DAVIS is perhaps best known for its modernizations, especially those involving historic buildings. One such current project is D.C.’s Uline Arena. It was the site of the Beatles’ first U.S. concert and President Eisenhower’s first inaugural ball, but the structure has been abandoned for years. DAVIS is currently converting it into 245,000 sq ft of multilevel office and retail space, including a D.C. flagship store for REI, the outdoor-gear retailer.

The team preserved some elements of the original building, including a third of the barrel-like structure’s concrete thin-shell roof and the brick-faced facade. New construction includes rectangular floors for offices underneath the arena’s vaulted ceiling and roof, which measures more than 60 ft tall, 164 ft wide and more than 324 ft long.

The project team members translated the original 1930s construction documents, which were written in German, to help them create temporary bracing before demolishing two-thirds of the shell. They adopted several support methods, including a new steel spring point installed to the underside of the shell, 60 ft above the arena’s floor, and a series of external post-tensioning cables at each existing column to carry the thrust from the shell.

Seismic bracing was needed, including a temporary 70-ft “drift tower” with drag struts anchored to the ribs on the roof and also anchored down through the shell with feet. Complicating the work was that large cutouts in the roof—which create terraces for the office floors—made the shell even less stable.

Dominic Argentieri, DAVIS vice president of construction planning and strategies, says the firm worked hand-in-hand with several engineering firms, including the engineer-of-record, Silver Spring, Md.-based Tadjer-Cohen-Edelson Associates Inc., to design the bracing systems. “Everything we do is a lot more than just DAVIS,” Argentieri says. “It’s bringing the right people in.”

Another complex Washington project is 655 New York Avenue, a triangular, 750,000-sq-ft mixed-use development next to the Washington Convention Center. The project includes a new curved curtain wall office tower. It also incorporates 19 historic buildings that had to be temporarily braced during construction, including two salvaged historic buildings that will be entirely rebuilt,  and five historic facades at the edge of the excavation.

Two historic buildings were repositioned to maximize the site’s efficiency. A four-story, 100-ft-long structure that weighs 880 tons was moved 34 ft; a four-story, 110-ft-long building weighing 1,100 tons was moved about 65 ft.

Occupied renovations, such as Alexander Court in Washington, are staples for DAVIS. The $135-million project includes adding three structural-steel floors to an eight-story, post-tensioned-concrete office building.

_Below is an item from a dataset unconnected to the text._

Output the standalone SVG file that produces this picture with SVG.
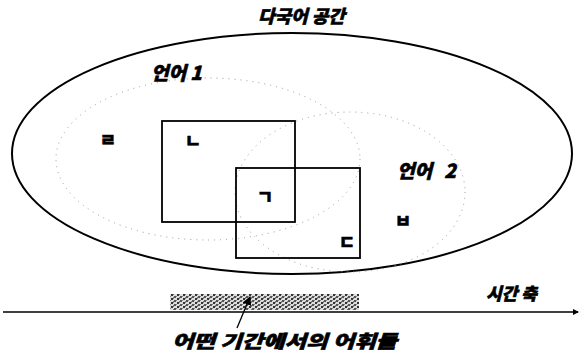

Safely installing new building components, such as elevators, mechanical and electrical risers while not disrupting the tenants is a major challenge. Patrick Cotter—DAVIS senior project manager and Dennis Cotter’s son—said a realistic work plan and project sequence were developed early in the project so the tenant will know how the work will affect the existing structure in each phase. DAVIS occupied an office in the building, partly to experience those disruptions “and revise something that doesn’t feel right,” the younger Cotter says.

Another occupied renovation, 5600 Fishers Lane in Rockville, won ENR MidAtlantic’s Best Project for renovation/restoration and will be included in the October issue. DAVIS completed the 1.5-million-sq-ft job in 55 months with minimal disruptions to tenants. The team performed “noise mock-ups” to confirm which construction activities were quiet enough to perform during business hours. 

Davis says that when D.C.’s occupied-renovation market took off after the recession ended, the company was well positioned because his father had focused on that sector before he sold the firm in 1985.

Davis also says that his father, who died in 1990, would have loved the company’s recent 50th anniversary party, held at the National Building Museum. Edwin Davis, Jim’s grandfather, was a security guard in the landmark building—which then housed the U.S. Pension Bureau’s headquarters—before co-founding a construction company of his own in 1919. Jim Davis says that his father “would have thought [the party]  was over-the-top cool, and he would have been so proud of the buildings that we’re doing.”